Although, I didn't enjoy weaving tapestry on the floor loom I am glad to have tried it.  So many talented weavers such as Connie and Rebecca Mezoff weave tapestry on floor looms.  It was good to be "forced" to give tapestry on the floor a go and know for sure it does not suit me.  Here is a great blog post from Rebecca Mezoff on high warp (my favorite) and low warp tapestry loom weaving.

Connie offers some hands on instruction to Jessica, our studio assistant.

Donna's wedge weave in progress.

Benita's colorful wedges.

I love Joan's colors.
Our class projects.  Mine are the three little ones center left.

Classes at Peters Valley this week included pottery, metals, painting, blacksmithing and woodworking.  We had the opportunity on Saturday night to do a studio hop to check out the other students' work.  

The photography studio.

Shibori dyeing with indigo in the other fiber studio.
There were some amazingly talented artists.  There was also an auction on Monday.
The auction in progress.

Connie wove this in stolen moments during class and finished it minutes before the auction.  I was outbid but glad that it was highly valued.  One of the metals students was thrilled to have gotten it.

This is the view from the weaving studio.  I actually enjoyed winding yarn looking out the window at this scene.  There was an adorable beaver frolicking in the pond on Saturday night.

The rural setting of Peters Valley made the week so relaxed and enjoyable.  Communal meals and housing, being able to ditch the car and walk to meals and the studio added to my enjoyment.  I had made the decision to avoid news, social media and the internet before arriving.  Ahh!

Probably, the most amazing thing about my week at Peters Valley was meeting so many kindred spirits.  I arrived knowing no one and left five days later with several new friends.  My housemates, the wild potters, fellow weavers in my class and all the students and instructors I shared meals with all spoke different craft languages but had a shared passion.  Connections were effortless and pretty immediate.
If you are thinking about a craft school experience all I can say is Go!

Saturday, May 27, 2017

Island Time

Tapestry Weavers South  celebrated a milestone tonight, twenty years!  Twenty eight weavers gathered on St.
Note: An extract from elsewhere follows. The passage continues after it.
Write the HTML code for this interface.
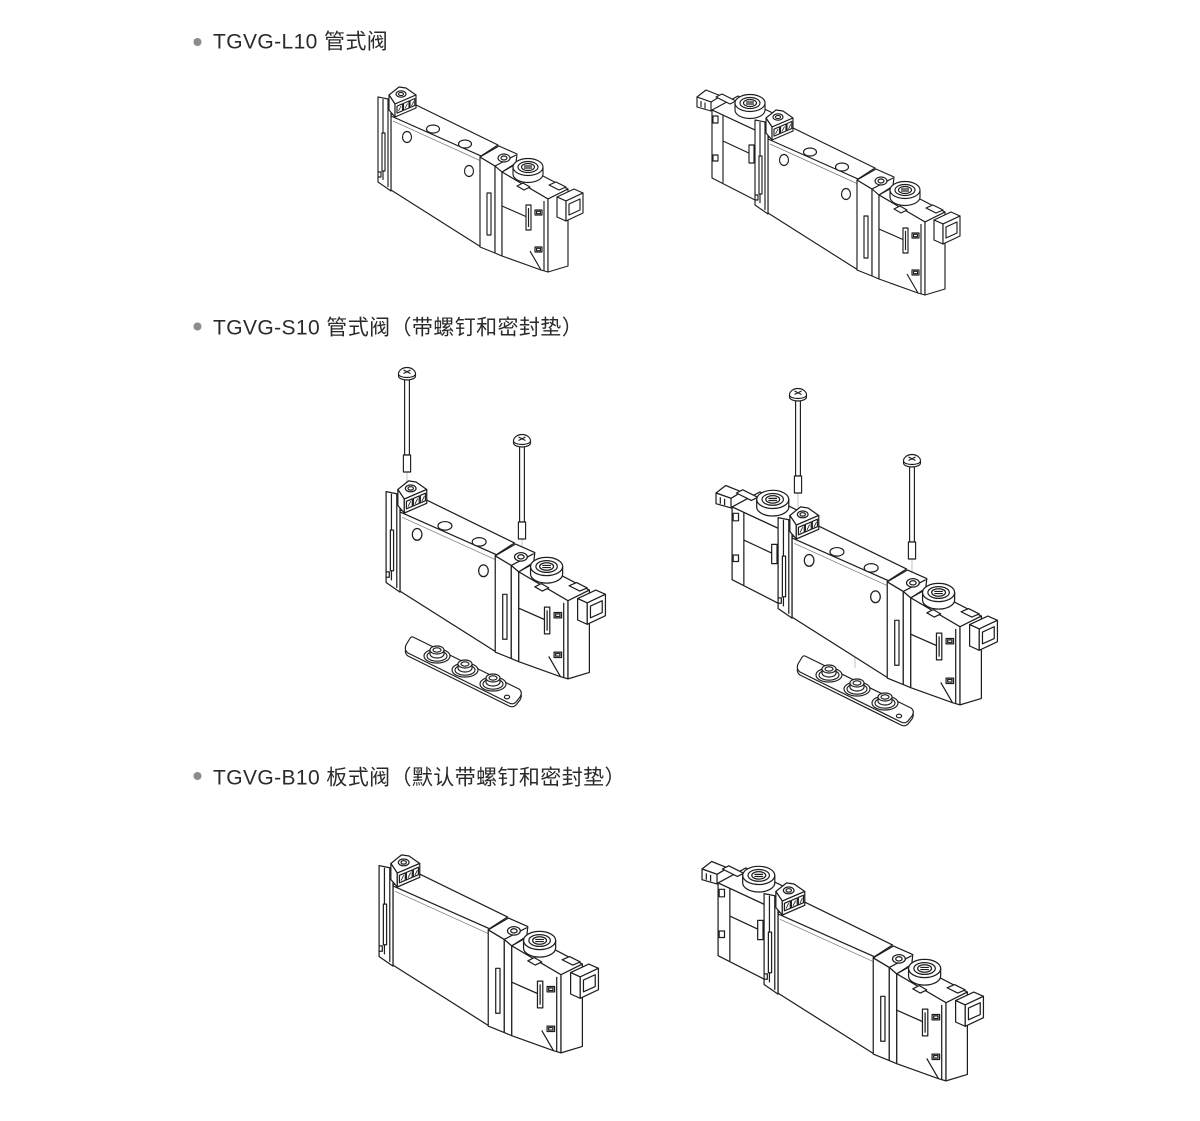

Simons Island Thursday for a three day retreat.

A beautiful setting to relax and connect with new friends and old.  

Lots of looms, lots of weavers and lots of inspiration.  As the retreat was a celebration there was plenty of time to visit with one another and weave.  The coolest thing about the weekend was getting to meet in "real life" weavers whose work you admired and facebook and blog friends.

Connie Lippert gave a talk on wedge weave.

Jon Eric Riis critiqued submitted work and gave us constructive feedback.

This portrait of a cocker spaniel by MJ Lord exuded joy.

Jon examines a finely woven piece by Molly Elkind.

Norsk Fjord Fiber's Sidsel  Moreb discusses her tapestry with Jon.

Sarah shared her approach to establishing and maintaining a daily tapestry practice.

This wonderful piece is by Pat Williams and one of my favorites.

This is Urban Decay by Betty Hilton-Nash.  Jon pointed out this tapestry looked great from every angle.

The three founding members of Tapestry Weavers South.  Pat Williams,  Tommye Scanlin and Holly Wilkes.

Tomorrow we will wrap up this retreat, say fond farewells and resume our mostly electronic communications.   There has been such a great deal of information and inspiration shared this weekend and we all need to get back to the studio and weave!

Wednesday, May 24, 2017

Filament - New Work from TWS

A small group of tapestry weavers created Tapestry Weavers South in the late
 1990s.  Tapestry Weavers from all over the southeast United States joined together to promote the artistry of tapestry.  On Saturday, May 6th at the Yadkin Cultural Arts Center Filaments, the new tapestry show opened.

Here are a few of the pieces from the show.
Betty Hilton-Nash  and Leslie Fesperson did a wonderful job of hanging the show.

Below are some pictures of the artists with their work at our most recent TWS meeting.

It was a pleasure to be part of this show and even better is being a member of this group.  Tommye Scanlon gave an inspiring talk about the process of weaving tapestry.  You can enjoy it here. TWS Filament.